As ‘Tek announced his retirement from the game of baseball down in Fort Myers earlier this year, he left the game as the only player ever to play in the Little League World Series, the College World Series, the real World Series, the Olympics, and also the World Baseball Challenge. Just the fact that he earned the right to play in all those prestigious tournaments shows that he was a fantastic player, but that alone doesn’t explain half of what he brought to the table. Varitek is a born leader, and a stand-up guy who does things the right way and though it unfortunately didn’t show during his final month in Boston, he is also a player that brought out the best in his teammates. He was player that helped transform the atmosphere in the Boston clubhouse, demanding greatness from every pitcher that he partnered with while working equally as hard at the plate offensively, grinding out at-bats and making the opposition work hard to get him out (which most of the time his outs ended up being productive outs). In arguably Varitek’s best season, when the Sox won the World Championship in 2004, he typically batted ninth in the line-up and never complained about his lack of at-bats despite flirting with a .300 average (he finished at .296). That’s just the kind of player he was, and the type of guy he is still today.
The Sox brought in Varitek and Derek Lowe from the Seattle Mariners on July 31, 1997. Just a day earlier, the Mariners bullpen blew a 7-2 lead while playing at Fenway Park and in an attempt to bolster that ‘pen Seattle overpaid to get Heathcliff Slocumb, who at the time was one of baseball’s best relievers (he was an All-Star in 1995 with the Phillies). Little did either team know that Varitek would go on to be a three-time All-Star and that Derek Lowe would become a vital part of a World Champion squad, but nonetheless this trade went down in the history books as one of the most lopsided trades in baseball history.
It’s no big secret that Varitek was not the best defensive catcher to ever put on the gear (he allowed 992 stolen bases in his career, more than any active player at the time of his retirement), but the way that he managed the game and kept runners off the bases in the first place made up for that. While I’ve never spoken to him personally, if I had to guess Varitek could have told you the tendencies of every hitter in the American League and probably half of the National League as well. He was a player that was always watching film or reading scouting reports both about opposing hitters and about his own pitching staff so that he could help them improve too. There are some players that just know the game inside and out, and Varitek is one of the few who understand what it means to be a professional and to hone your craft. He did win a Gold Glove in 2005, so the managers and coaches that he faced did notice and appreciate what he meant to the Sox organization though his numbers may not have exhibited that.

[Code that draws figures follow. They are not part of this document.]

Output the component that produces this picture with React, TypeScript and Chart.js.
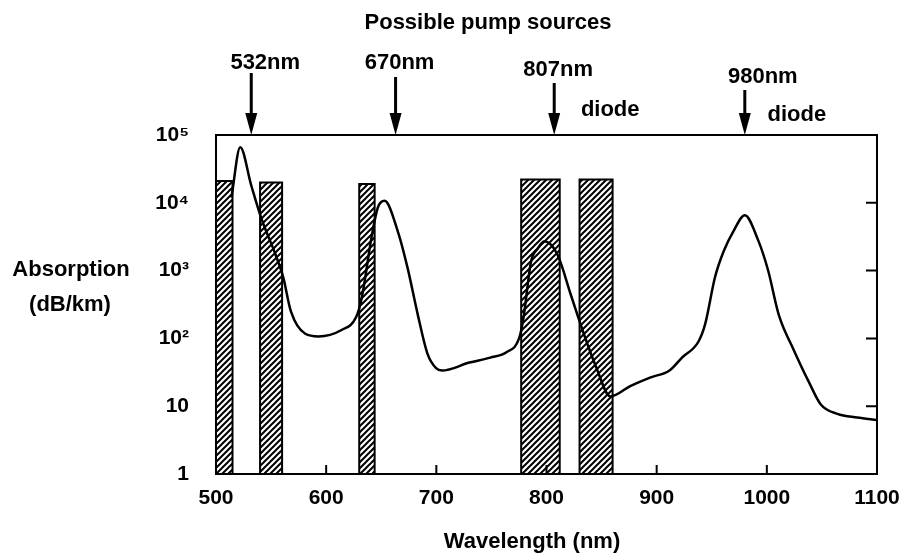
import { useEffect, useRef } from 'react';
import { Chart, registerables } from 'chart.js';

Chart.register(...registerables);

// Absorption spectrum (wavelength in nm, absorption in dB/km)
const wavelengths = [514, 522, 532, 541, 554, 561, 568, 581, 593, 614, 627, 632, 642, 647, 653, 665, 674, 683, 692, 700, 705, 730, 749, 764, 775, 779, 786, 792, 798, 810, 822, 834, 845, 858, 876, 894, 912, 923, 938, 944, 953, 961, 970, 980, 992, 1001, 1011, 1024, 1038, 1049, 1064, 1082, 1100];
const absorption = [12000, 66000, 18000, 6000, 1730, 800, 250, 117, 107, 133, 203, 375, 3700, 8600, 10700, 3800, 1080, 230, 59, 36, 33.5, 44, 52, 63, 99, 196, 1360, 2100, 2700, 1710, 444, 115, 38, 13.9, 19.8, 26.4, 34, 52, 90, 162, 805, 1960, 3900, 6560, 2840, 1030, 218, 70, 23, 10.6, 7.7, 6.8, 6.25];

// Hatched bands
const bandStart = [500, 540, 630, 777, 830];
const bandEnd = [515, 560, 644, 812, 860];
const bandTop = [21000, 20000, 19000, 22000, 22000];

// Pump sources
const pumpLabels = ['532nm', '670nm', '807nm', '980nm'];
const pumpArrowAt = [532, 663, 807, 980];
const pumpNotes = ['', '', 'diode', 'diode'];

// Axes
const xTicks = [500, 600, 700, 800, 900, 1000, 1100];
const xTickLabels = ['500', '600', '700', '800', '900', '1000', '1100'];
const xInnerTicks = [600, 700, 800, 900, 1000];
const yTicks = [1, 10, 100, 1000, 10000, 100000];
const yTickLabels = ['1', '10', '10²', '10³', '10⁴', '10⁵'];
const yInnerTicks = [10, 100, 1000, 10000];

const chartTitle = 'Possible pump sources';
const xTitle = 'Wavelength (nm)';
const yTitleLines = ['Absorption', '(dB/km)'];

const FONT = '"Liberation Sans", Arial, Helvetica, sans-serif';

function makeHatch(): CanvasPattern | string {
  const c = document.createElement('canvas');
  c.width = 6;
  c.height = 6;
  const g = c.getContext('2d');
  if (!g) return '#888';
  g.fillStyle = '#fff';
  g.fillRect(0, 0, 6, 6);
  g.strokeStyle = '#000';
  g.lineWidth = 2;
  g.beginPath();
  g.moveTo(-1, 7);
  g.lineTo(7, -1);
  g.moveTo(-1, 1);
  g.lineTo(1, -1);
  g.moveTo(5, 7);
  g.lineTo(7, 5);
  g.stroke();
  return g.createPattern(c, 'repeat') || '#888';
}

const decorPlugin = {
  id: 'decor',
  afterDraw(chart: any) {
    const ctx = chart.ctx as CanvasRenderingContext2D;
    const { left, right, top, bottom } = chart.chartArea;
    const xs = chart.scales.x;
    const ys = chart.scales.y;
    ctx.save();
    ctx.strokeStyle = '#000';
    ctx.fillStyle = '#000';
    ctx.lineWidth = 2;
    // frame
    ctx.strokeRect(left, top, right - left, bottom - top);
    // inward ticks bottom
    ctx.beginPath();
    xInnerTicks.forEach((v) => {
      const px = xs.getPixelForValue(v);
      ctx.moveTo(px, bottom);
      ctx.lineTo(px, bottom - 9);
    });
    // inward ticks right
    yInnerTicks.forEach((v) => {
      const py = ys.getPixelForValue(v);
      ctx.moveTo(right, py);
      ctx.lineTo(right - 11, py);
    });
    ctx.stroke();

    // arrows
    const labelDx = [14, 4, 4, 18];
    const labelY = [63, 63, 70, 77];
    const tailY = [73, 77, 83, 90];
    const noteDx = [0, 0, 56, 52];
    const noteY = [0, 0, 110, 115];
    ctx.font = `bold 22px ${FONT}`;
    ctx.textAlign = 'center';
    ctx.textBaseline = 'middle';
    pumpArrowAt.forEach((v, i) => {
      const px = xs.getPixelForValue(v);
      const headLen = 22;
      ctx.lineWidth = 3;
      ctx.beginPath();
      ctx.moveTo(px, tailY[i]);
      ctx.lineTo(px, top - headLen + 2);
      ctx.stroke();
      ctx.beginPath();
      ctx.moveTo(px - 6, top - headLen);
      ctx.lineTo(px + 6, top - headLen);
      ctx.lineTo(px, top);
      ctx.closePath();
      ctx.fill();
      ctx.fillText(pumpLabels[i], px + labelDx[i], labelY[i]);
      if (pumpNotes[i]) ctx.fillText(pumpNotes[i], px + noteDx[i], noteY[i]);
    });

    // titles
    ctx.fillText(chartTitle, 488, 23);
    ctx.fillText(xTitle, 532, 542);
    ctx.fillText(yTitleLines[0], 71, 270);
    ctx.fillText(yTitleLines[1], 70, 305);
    ctx.restore();
  },
};

export default function App() {
  const ref = useRef<HTMLCanvasElement | null>(null);
  useEffect(() => {
    const canvas = ref.current;
    if (!canvas) return;
    const hatch = makeHatch();
    const bandSets = bandStart.map((s, i) => ({
      type: 'line' as const,
      data: [
        { x: s, y: 1 },
        { x: s, y: bandTop[i] },
        { x: bandEnd[i], y: bandTop[i] },
        { x: bandEnd[i], y: 1 },
      ],
      borderColor: '#000',
      borderWidth: 2,
      backgroundColor: hatch,
      fill: 'start' as const,
      pointRadius: 0,
      tension: 0,
      order: 1,
    }));
    const curve = {
      type: 'line' as const,
      data: wavelengths.map((w, i) => ({ x: w, y: absorption[i] })),
      borderColor: '#000',
      borderWidth: 2.5,
      fill: false,
      pointRadius: 0,
      cubicInterpolationMode: 'monotone' as const,
      order: 0,
    };
    const tickFont = { family: FONT, size: 21, weight: 'bold' as const };
    const chart = new Chart(canvas, {
      type: 'line',
      data: { datasets: [curve, ...bandSets] as any },
      plugins: [decorPlugin],
      options: {
        animation: false,
        responsive: false,
        maintainAspectRatio: false,
        devicePixelRatio: 1,
        layout: { padding: { top: 135, right: 22, left: 0, bottom: 0 } },
        plugins: { legend: { display: false }, tooltip: { enabled: false }, title: { display: false } },
        scales: {
          x: {
            type: 'linear',
            min: 500,
            max: 1100,
            grid: { display: false, drawTicks: false },
            border: { display: false },
            ticks: {
              font: tickFont,
              color: '#000',
              padding: 12,
              maxRotation: 0,
              callback: (_v: any, i: number) => xTickLabels[i],
            },
            afterBuildTicks: (scale: any) => {
              scale.ticks = xTicks.map((v) => ({ value: v }));
            },
            afterFit: (scale: any) => {
              scale.height = 558 - 474;
              scale.paddingLeft = 0;
              scale.paddingRight = 0;
            },
          },
          y: {
            type: 'logarithmic',
            min: 1,
            max: 100000,
            grid: { display: false, drawTicks: false },
            border: { display: false },
            ticks: {
              font: tickFont,
              color: '#000',
              padding: 27,
              callback: (_v: any, i: number) => yTickLabels[i],
            },
            afterBuildTicks: (scale: any) => {
              scale.ticks = yTicks.map((v) => ({ value: v }));
            },
            afterFit: (scale: any) => {
              scale.width = 216;
            },
          },
        },
      } as any,
    });
    return () => chart.destroy();
  }, []);
  return (
    <div style={{ position: 'absolute', left: 0, top: 0, width: 899, height: 558, background: '#fff' }}>
      <canvas ref={ref} width={899} height={558} style={{ display: 'block' }} />
    </div>
  );
}
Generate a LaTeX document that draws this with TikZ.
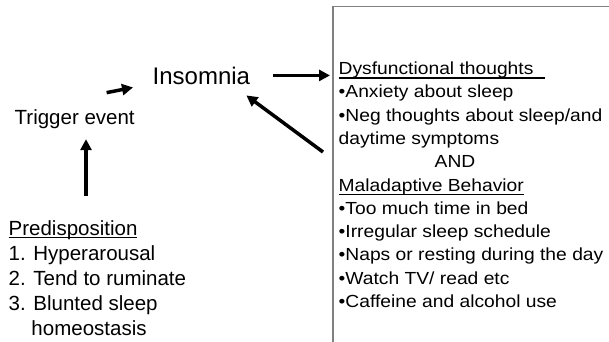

Offensively is where Varitek set himself apart from many other catchers. For his career, ‘Tek hit .256 with 193 homeruns and 757 runs batted in. In the playoffs he added another 11 homers and 33 RBIs, making him one of the more prominent catchers of his generation. Historically, many teams went with a rock-solid defensive catcher instead of a more prolific offensive catcher and while that’s not always the case today, Varitek may be a catalyst for that change. ‘Tek was a guy who just cared about doing his job and getting on base and his .341 career on base percentage is not too shabby.

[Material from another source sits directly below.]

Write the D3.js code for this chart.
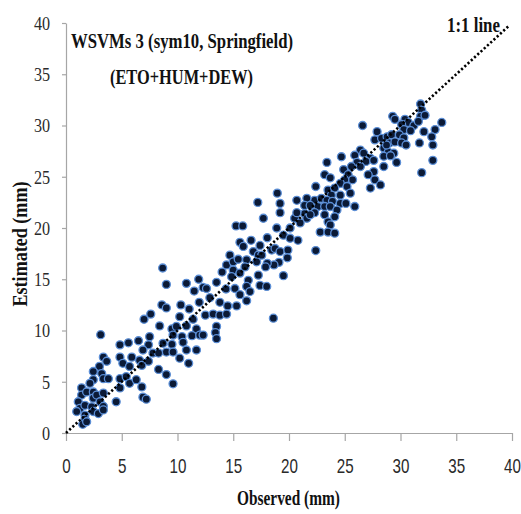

As I mentioned before, Jason Varitek was a three-time All-Star in Boston. He was also a key member of both Red Sox World Championship teams in the 2000s (2004 and 2007). He was named captain in 2005 and held that role throughout the rest of his career in Boston, and when he’s inducted into the Red Sox Hall of Fame he’ll most likely have the ‘C’ on his plaque. In addition to the 2005 Gold Glove Award he also won the Silver Slugger that year, awarded to the best offensive player at each position. He also caught a record 4 no-hitters during his career, a record that may never be broken. In college, at Georgia Tech, ‘Tek also won the 1994 Dick Howser Trophy and the 1994 Golden Spikes Award as he, Nomar Garciaparra and Jay Payton led the Yellow Jackets to Omaha and the final game where they lost to the Oklahoma Sooners after a couple of questionable calls.
For everything that Jason Varitek has done for Boston Red Sox, and everything that he continues to do in the community, I (along with the rest of Red Sox Nation) just want to say thank you. Athletes in general are not the best role models, but there’s a thing or two that we can all learn from Varitek about work ethic, toughness, and battling through adversity. There’s a reason he’s such a likeable guy (unless your name is Alex Rodriguez).